Given material |
....................

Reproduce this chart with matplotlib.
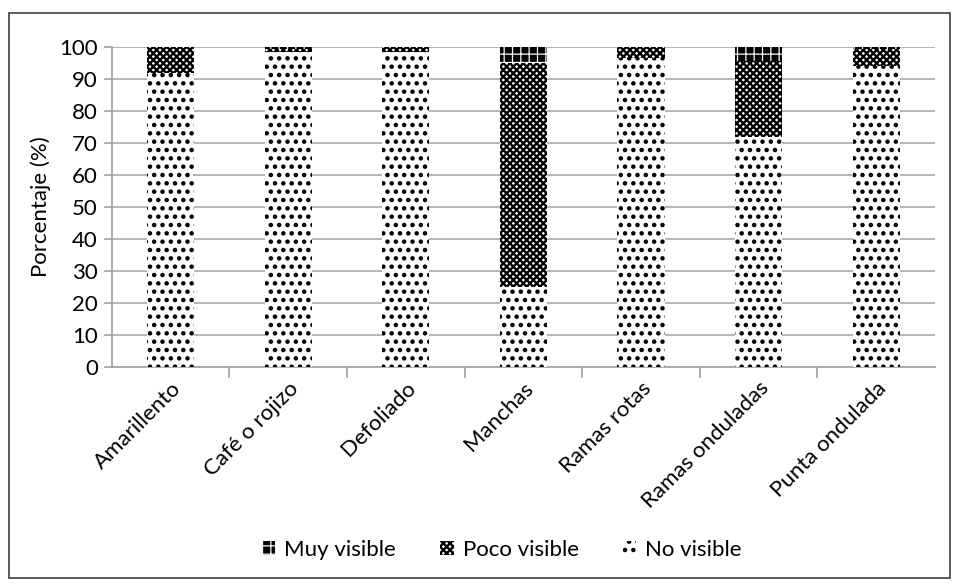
import numpy as np
import matplotlib.pyplot as plt
from matplotlib.patches import Rectangle

plt.rcParams['font.family'] = ['Lato', 'DejaVu Sans']

# Datos del grafico
categorias = ['Amarillento', 'Café o rojizo', 'Defoliado', 'Manchas',
              'Ramas rotas', 'Ramas onduladas', 'Punta ondulada']
no_visible = [92, 98.5, 98.5, 25, 96.5, 72, 94]
poco_visible = [8, 1, 1.5, 70, 3.5, 23.5, 5.5]
muy_visible = [0, 0.5, 0, 5, 0, 4.5, 0.5]

fig = plt.figure(figsize=(9.56, 5.84), dpi=100)
ax = fig.add_axes([0.117, 0.3716, 0.861, 0.548])

x = np.arange(len(categorias))
ancho = 0.4
no_v = np.array(no_visible)
poco_v = np.array(poco_visible)
muy_v = np.array(muy_visible)

b1 = ax.bar(x, no_v, ancho, color='white', edgecolor='black', hatch='..',
            linewidth=0, label='No visible', zorder=3)
b2 = ax.bar(x, poco_v, ancho, bottom=no_v, color='white', edgecolor='black',
            hatch='xxxxx', linewidth=0, label='Poco visible', zorder=3)
b3 = ax.bar(x, muy_v, ancho, bottom=no_v + poco_v, color='black', edgecolor='white',
            hatch='++', linewidth=0, label='Muy visible', zorder=3)

# grosor del patron por serie
for barras, lw in [(b1, 2.0), (b2, 1.7), (b3, 0.9)]:
    for p in barras:
        p.set_hatch_linewidth(lw)

ax.set_ylim(0, 100)
ax.set_xlim(-0.5, len(categorias) - 0.5)
ax.set_yticks(np.arange(0, 101, 10))
ax.yaxis.grid(True, color='#b0b0b0', linewidth=1.3, zorder=0)
ax.set_axisbelow(True)

for lado in ['top', 'right']:
    ax.spines[lado].set_visible(False)
for lado in ['left', 'bottom']:
    ax.spines[lado].set_color('#a6a6a6')
    ax.spines[lado].set_linewidth(1.3)

fs = 16
ax.set_xticks(x)
ax.set_xticklabels(categorias, rotation=45, ha='right', rotation_mode='anchor',
                   fontsize=fs)
ax.tick_params(axis='x', length=0, pad=8)
ax.set_xticks(np.arange(0.5, len(categorias) - 1, 1), minor=True)
ax.tick_params(axis='x', which='minor', length=8, color='#a6a6a6', width=1.3)
ax.tick_params(axis='y', length=6, color='#a6a6a6', width=1.3, labelsize=fs,
               pad=4)
ax.set_ylabel('Porcentaje (%)', fontsize=fs, labelpad=6)

handles, labels = ax.get_legend_handles_labels()
leg = fig.legend(handles[::-1], labels[::-1], loc='center', ncol=3,
                 bbox_to_anchor=(0.525, 0.058), frameon=False, fontsize=fs,
                 handlelength=0.6, handleheight=0.6, columnspacing=2.0,
                 handletextpad=0.4)
for h, lw in zip(leg.get_patches(), [0.9, 1.7, 2.0]):
    h.set_hatch_linewidth(lw)

fig.patches.append(Rectangle((0.009, 0.01), 0.985, 0.968, transform=fig.transFigure,
                             fill=False, edgecolor='#404040', linewidth=1.2))

fig.savefig('out.png', dpi=100)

....................

Goal of the exercise | Please take the lines from the beginning of the data above through the line holding "ax.spines[lado].set_linewidth(1.3)" and transcribe them exactly, without any pictures.

The reply |
Reproduce this chart with matplotlib.
import numpy as np
import matplotlib.pyplot as plt
from matplotlib.patches import Rectangle

plt.rcParams['font.family'] = ['Lato', 'DejaVu Sans']

# Datos del grafico
categorias = ['Amarillento', 'Café o rojizo', 'Defoliado', 'Manchas',
              'Ramas rotas', 'Ramas onduladas', 'Punta ondulada']
no_visible = [92, 98.5, 98.5, 25, 96.5, 72, 94]
poco_visible = [8, 1, 1.5, 70, 3.5, 23.5, 5.5]
muy_visible = [0, 0.5, 0, 5, 0, 4.5, 0.5]

fig = plt.figure(figsize=(9.56, 5.84), dpi=100)
ax = fig.add_axes([0.117, 0.3716, 0.861, 0.548])

x = np.arange(len(categorias))
ancho = 0.4
no_v = np.array(no_visible)
poco_v = np.array(poco_visible)
muy_v = np.array(muy_visible)

b1 = ax.bar(x, no_v, ancho, color='white', edgecolor='black', hatch='..',
            linewidth=0, label='No visible', zorder=3)
b2 = ax.bar(x, poco_v, ancho, bottom=no_v, color='white', edgecolor='black',
            hatch='xxxxx', linewidth=0, label='Poco visible', zorder=3)
b3 = ax.bar(x, muy_v, ancho, bottom=no_v + poco_v, color='black', edgecolor='white',
            hatch='++', linewidth=0, label='Muy visible', zorder=3)

# grosor del patron por serie
for barras, lw in [(b1, 2.0), (b2, 1.7), (b3, 0.9)]:
    for p in barras:
        p.set_hatch_linewidth(lw)

ax.set_ylim(0, 100)
ax.set_xlim(-0.5, len(categorias) - 0.5)
ax.set_yticks(np.arange(0, 101, 10))
ax.yaxis.grid(True, color='#b0b0b0', linewidth=1.3, zorder=0)
ax.set_axisbelow(True)

for lado in ['top', 'right']:
    ax.spines[lado].set_visible(False)
for lado in ['left', 'bottom']:
    ax.spines[lado].set_color('#a6a6a6')
    ax.spines[lado].set_linewidth(1.3)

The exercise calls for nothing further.